Готового слова на эту тему в русском языке, естественно, не было. Ну, было слово популярный — но оно про другое. Тут не соотношение спроса и предложения, а массовая любовь. Ещё было слово нужный, но у него слишком широкий смысл. «Ты мне нужен» — это высказывание совсем не про свойства другого человека, а про мои личные пристрастия. Как у Цветаевой:

Наконец-то встретила

Надобного — мне:

У кого-то смертная

Надоба — во мне.

А ещё было, да и сейчас есть сочетание нужные люди — то есть полезные, такие, из знакомства с которыми можно извлечь пользу. Было ещё слегка презрительное слово нужники. Презрительным оно было потому, что считалось зазорным водить дружбу с человеком не ради его душевных качеств или близости взглядов, а из-за того, что он вхож в мясной отдел гастронома или умеет доставать дефицитные книги.

Ещё интересно, как востребованность соотносится с занятостью:

«Каждый из нас служил в других местах, мы все были сильно занятыми или, как сейчас говорят, востребованными людьми, но каждый день мы собирались на репетицию, и образовалось нечто подобное братству, художественной группе единомышленников».

Сергей Юрский «Вспышки» (2001)

Да, конечно, для актера занятость и востребованность — очень близкие вещи. Артист должен играть, играть что-то интересное, и побольше, и это не вопрос денег.

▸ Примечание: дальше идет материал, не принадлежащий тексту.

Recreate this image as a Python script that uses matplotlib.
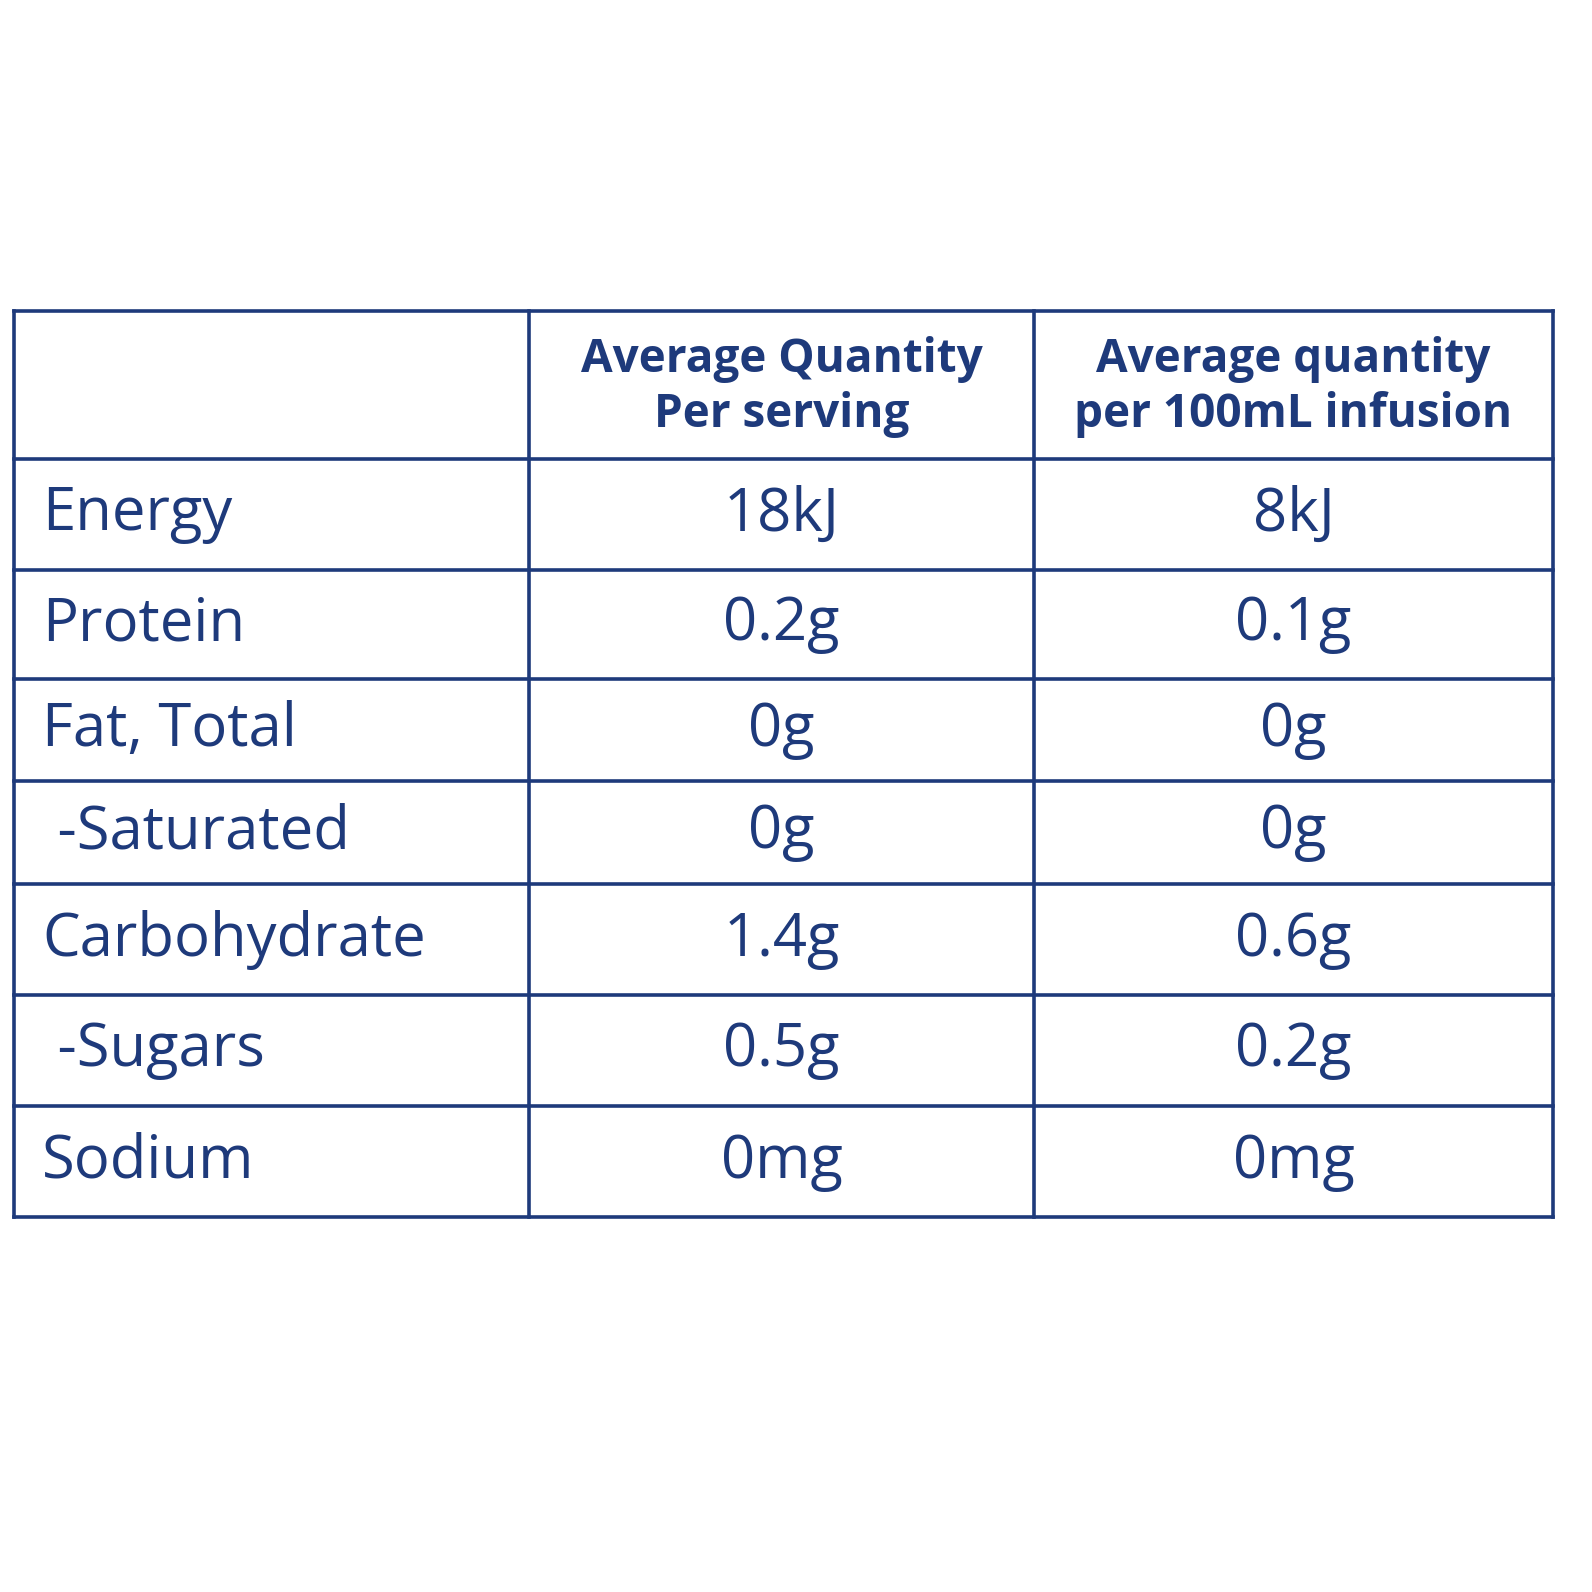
import matplotlib
matplotlib.use("Agg")
import matplotlib.pyplot as plt

headers = ["", "Average Quantity\nPer serving", "Average quantity\nper 100mL infusion"]
nutrients = ["Energy", "Protein", "Fat, Total", " -Saturated", "Carbohydrate", " -Sugars", "Sodium"]
per_serving = ["18kJ", "0.2g", "0g", "0g", "1.4g", "0.5g", "0mg"]
per_100ml = ["8kJ", "0.1g", "0g", "0g", "0.6g", "0.2g", "0mg"]

color = "#1e3a7b"
col_x = [14, 529, 1034, 1553]
row_y = [311, 459, 570, 679, 781, 884, 995, 1106, 1217]

fig = plt.figure(figsize=(15.92, 15.92), dpi=100)
ax = fig.add_axes([0, 0, 1, 1])
ax.set_xlim(0, 1592)
ax.set_ylim(1592, 0)
ax.axis("off")

for x in col_x:
    ax.plot([x, x], [row_y[0], row_y[-1]], color=color, lw=2.6, solid_capstyle="projecting")
for y in row_y:
    ax.plot([col_x[0], col_x[-1]], [y, y], color=color, lw=2.6, solid_capstyle="projecting")

font = "Open Sans"
for j, h in enumerate(headers):
    if h:
        cx = (col_x[j] + col_x[j + 1]) / 2
        ax.text(cx, (row_y[0] + row_y[1]) / 2 + 2, h, ha="center", va="center", color=color,
                fontsize=33, fontweight="bold", family=font, linespacing=1.2)

for i in range(len(nutrients)):
    cy = (row_y[i + 1] + row_y[i + 2]) / 2
    ax.text(col_x[0] + 28, cy, nutrients[i], ha="left", va="center", color=color, fontsize=43, family=font)
    ax.text((col_x[1] + col_x[2]) / 2, cy, per_serving[i], ha="center", va="center", color=color, fontsize=43, family=font)
    ax.text((col_x[2] + col_x[3]) / 2, cy, per_100ml[i], ha="center", va="center", color=color, fontsize=43, family=font)

fig.savefig("out.png", dpi=100, facecolor="white")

Но в большинстве случаев, если кто-то корячится на пяти работах, мы понимаем, что это, скорее всего, не от большой востребованности, а от большой малооплачиваемости. Востребованность — не перегруженность. О советской продавщице с её знаменитым «Вас много, а я одна!» только в шутку можно сказать, что она востребована.

Итак, человек востребован — это значит, что спрос на него, на его умения или продукцию превышает предложение, так что он может выбирать, какие варианты ему более интересны или выгодны. Он может торговаться и ставить условия. Не факт, что он наберёт работы больше, чем способен сделать. Не факт, что он пойдёт туда, где больше заплатят. Не исключено, что у него другие приоритеты. Главное, что у него есть выбор.